Israeli politician (1945–2026)

Eli Alaluf (אלי אלאלוף; 17 February 1945 – 8 February 2026) was an Israeli politician. Originally a senior bureaucrat for the Israeli government and Israeli NGOs, he later served as a member of the Knesset for Kulanu.

==Background==
Alaluf was born in Fes, Morocco on 17 February 1945. In 1967, he immigrated to Israel. He studied political science at the Hebrew University of Jerusalem from 1968 to 1972. From his time at university until 1978, he was the director of the French-speaking youth unit of the World Zionist Organization. At the same time he joined the army and served in the artillery.

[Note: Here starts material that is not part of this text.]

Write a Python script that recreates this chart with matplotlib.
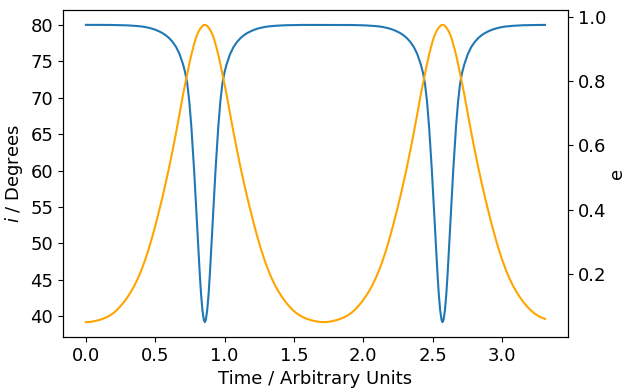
import matplotlib
matplotlib.use("Agg")
import matplotlib.pyplot as plt

time = [
    0.000, 0.025, 0.050, 0.075, 0.100, 0.125, 0.150, 0.175, 0.200, 0.225,
    0.250, 0.275, 0.300, 0.325, 0.350, 0.375, 0.400, 0.425, 0.450, 0.475,
    0.500, 0.525, 0.550, 0.575, 0.600, 0.625, 0.650, 0.675, 0.700, 0.715,
    0.730, 0.745, 0.760, 0.770, 0.780, 0.790, 0.800, 0.810, 0.820, 0.830,
    0.840, 0.850, 0.857,
    0.864, 0.874, 0.884, 0.894, 0.904, 0.914, 0.924, 0.934, 0.944, 0.954,
    0.969, 0.984, 0.999, 1.014, 1.039, 1.064, 1.089, 1.114, 1.139, 1.164,
    1.189, 1.214, 1.239, 1.264, 1.289, 1.314, 1.339, 1.364, 1.389, 1.414,
    1.439, 1.464, 1.489, 1.514, 1.539, 1.564, 1.589, 1.614, 1.639, 1.664,
    1.689, 1.714,
    1.739, 1.764, 1.789, 1.814, 1.839, 1.864, 1.889, 1.914, 1.939, 1.964,
    1.989, 2.014, 2.039, 2.064, 2.089, 2.114, 2.139, 2.164, 2.189, 2.214,
    2.239, 2.264, 2.289, 2.314, 2.339, 2.364, 2.389, 2.414, 2.429, 2.444,
    2.459, 2.474, 2.484, 2.494, 2.504, 2.514, 2.524, 2.534, 2.544, 2.554,
    2.564, 2.571,
    2.578, 2.588, 2.598, 2.608, 2.618, 2.628, 2.638, 2.648, 2.658, 2.668,
    2.683, 2.698, 2.713, 2.728, 2.753, 2.778, 2.803, 2.828, 2.853, 2.878,
    2.903, 2.928, 2.953, 2.978, 3.003, 3.028, 3.053, 3.078, 3.103, 3.128,
    3.153, 3.178, 3.203, 3.228, 3.253, 3.278, 3.303, 3.310]

inclination = [
    80.00, 80.00, 80.00, 80.00, 80.00, 79.99, 79.99, 79.99, 79.98, 79.97,
    79.96, 79.95, 79.93, 79.90, 79.87, 79.83, 79.78, 79.71, 79.61, 79.49,
    79.33, 79.13, 78.89, 78.58, 78.18, 77.65, 76.96, 75.98, 74.58, 73.50,
    72.00, 69.50, 66.00, 63.00, 60.00, 56.60, 53.00, 49.50, 46.00, 43.00,
    40.80, 39.50, 39.20,
    39.50, 40.80, 43.00, 46.00, 49.50, 53.00, 56.60, 60.00, 63.00, 66.00,
    69.50, 72.00, 73.50, 74.58, 75.98, 76.96, 77.65, 78.18, 78.58, 78.89,
    79.13, 79.33, 79.49, 79.61, 79.71, 79.78, 79.83, 79.87, 79.90, 79.93,
    79.95, 79.96, 79.97, 79.98, 79.99, 79.99, 79.99, 80.00, 80.00, 80.00,
    80.00, 80.00,
    80.00, 80.00, 80.00, 80.00, 79.99, 79.99, 79.99, 79.98, 79.97, 79.96,
    79.95, 79.93, 79.90, 79.87, 79.83, 79.78, 79.71, 79.61, 79.49, 79.33,
    79.13, 78.89, 78.58, 78.18, 77.65, 76.96, 75.98, 74.58, 73.50, 72.00,
    69.50, 66.00, 63.00, 60.00, 56.60, 53.00, 49.50, 46.00, 43.00, 40.80,
    39.50, 39.20,
    39.50, 40.80, 43.00, 46.00, 49.50, 53.00, 56.60, 60.00, 63.00, 66.00,
    69.50, 72.00, 73.50, 74.58, 75.98, 76.96, 77.65, 78.18, 78.58, 78.89,
    79.13, 79.33, 79.49, 79.61, 79.71, 79.78, 79.83, 79.87, 79.90, 79.93,
    79.95, 79.96, 79.97, 79.98, 79.99, 79.99, 79.99, 79.99]

eccentricity = [
    0.0500, 0.0505, 0.0520, 0.0543, 0.0573, 0.0610, 0.0655, 0.0715, 0.0790, 0.0885,
    0.1000, 0.1130, 0.1280, 0.1450, 0.1640, 0.1865, 0.2120, 0.2415, 0.2740, 0.3105,
    0.3500, 0.3920, 0.4360, 0.4830, 0.5320, 0.5850, 0.6400, 0.6980, 0.7580, 0.7900,
    0.8220, 0.8530, 0.8820, 0.8990, 0.9150, 0.9300, 0.9420, 0.9520, 0.9600, 0.9660,
    0.9710, 0.9740, 0.9745,
    0.9740, 0.9710, 0.9660, 0.9600, 0.9520, 0.9420, 0.9300, 0.9150, 0.8990, 0.8820,
    0.8530, 0.8220, 0.7900, 0.7580, 0.6980, 0.6400, 0.5850, 0.5320, 0.4830, 0.4360,
    0.3920, 0.3500, 0.3105, 0.2740, 0.2415, 0.2120, 0.1865, 0.1640, 0.1450, 0.1280,
    0.1130, 0.1000, 0.0885, 0.0790, 0.0715, 0.0655, 0.0610, 0.0573, 0.0543, 0.0520,
    0.0505, 0.0500,
    0.0505, 0.0520, 0.0543, 0.0573, 0.0610, 0.0655, 0.0715, 0.0790, 0.0885, 0.1000,
    0.1130, 0.1280, 0.1450, 0.1640, 0.1865, 0.2120, 0.2415, 0.2740, 0.3105, 0.3500,
    0.3920, 0.4360, 0.4830, 0.5320, 0.5850, 0.6400, 0.6980, 0.7580, 0.7900, 0.8220,
    0.8530, 0.8820, 0.8990, 0.9150, 0.9300, 0.9420, 0.9520, 0.9600, 0.9660, 0.9710,
    0.9740, 0.9745,
    0.9740, 0.9710, 0.9660, 0.9600, 0.9520, 0.9420, 0.9300, 0.9150, 0.8990, 0.8820,
    0.8530, 0.8220, 0.7900, 0.7580, 0.6980, 0.6400, 0.5850, 0.5320, 0.4830, 0.4360,
    0.3920, 0.3500, 0.3105, 0.2740, 0.2415, 0.2120, 0.1865, 0.1640, 0.1450, 0.1280,
    0.1130, 0.1000, 0.0885, 0.0790, 0.0715, 0.0655, 0.0610, 0.0600]

x_ticks = [0.0, 0.5, 1.0, 1.5, 2.0, 2.5, 3.0]
i_ticks = [40, 45, 50, 55, 60, 65, 70, 75, 80]
e_ticks = [0.2, 0.4, 0.6, 0.8, 1.0]

plt.rcParams['font.family'] = ['DejaVu Sans']
fs = 13
fig = plt.figure(figsize=(6.27, 3.90), dpi=100)
ax1 = fig.add_axes([63/627, 1 - 337/390, (568 - 63)/627, (337 - 10)/390])
ax1.plot(time, inclination, color='#1f77b4', lw=1.5)
ax1.set_xlabel('Time / Arbitrary Units', fontsize=fs)
ax1.set_ylabel('$i$ / Degrees', fontsize=fs)
ax1.tick_params(labelsize=fs)
ax1.set_xticks(x_ticks)
ax1.set_yticks(i_ticks)

ax2 = ax1.twinx()
ax2.plot(time, eccentricity, color='orange', lw=1.5)
ax2.set_ylabel('e', fontsize=fs, labelpad=1)
ax2.tick_params(labelsize=fs)
ax2.set_yticks(e_ticks)

fig.savefig('out.png', dpi=100)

From 1978 to 1981, Alaluf served as an assistant in Minister Yigael Yadin's office, working with Project Renewal. He then worked for the Jewish Agency in renewal and development. In 1989, he was elected to the Beersheba city council and served until 1992.

Alaluf was a shaliach for Keren Hayesod in Switzerland between 1992 and 1995. Upon his return to Israel, he was appointed director general of the Rashi Foundation, where he served until 2012. In 2013, he was appointed to head the Alaluf Committee to Fight Poverty. While on the committee Alaluf received a 4.8 million NIS retirement package from the Rashi Foundation.

Alaluf died on 8 February 2026, at the age of 80.

===Political career===
In December 2014, Alaluf joined the new Kulanu party headed by Moshe Kahlon, and was originally placed sixth on the list for the 2015 elections. After Tsega Melaku's disqualification, he moved to the third slot. He lost his seat in the April 2019 elections.

==Awards==
In 2006 Alaluf was honored as one of the torchbearers in the national Israeli Independence Day ceremony.

In 2011, Alaluf was awarded the Israel Prize for lifetime achievement and special contribution to society in recognition of his work with the Rashi Foundation.

Alaluf held honorary doctorates from Ben-Gurion University and the Technion.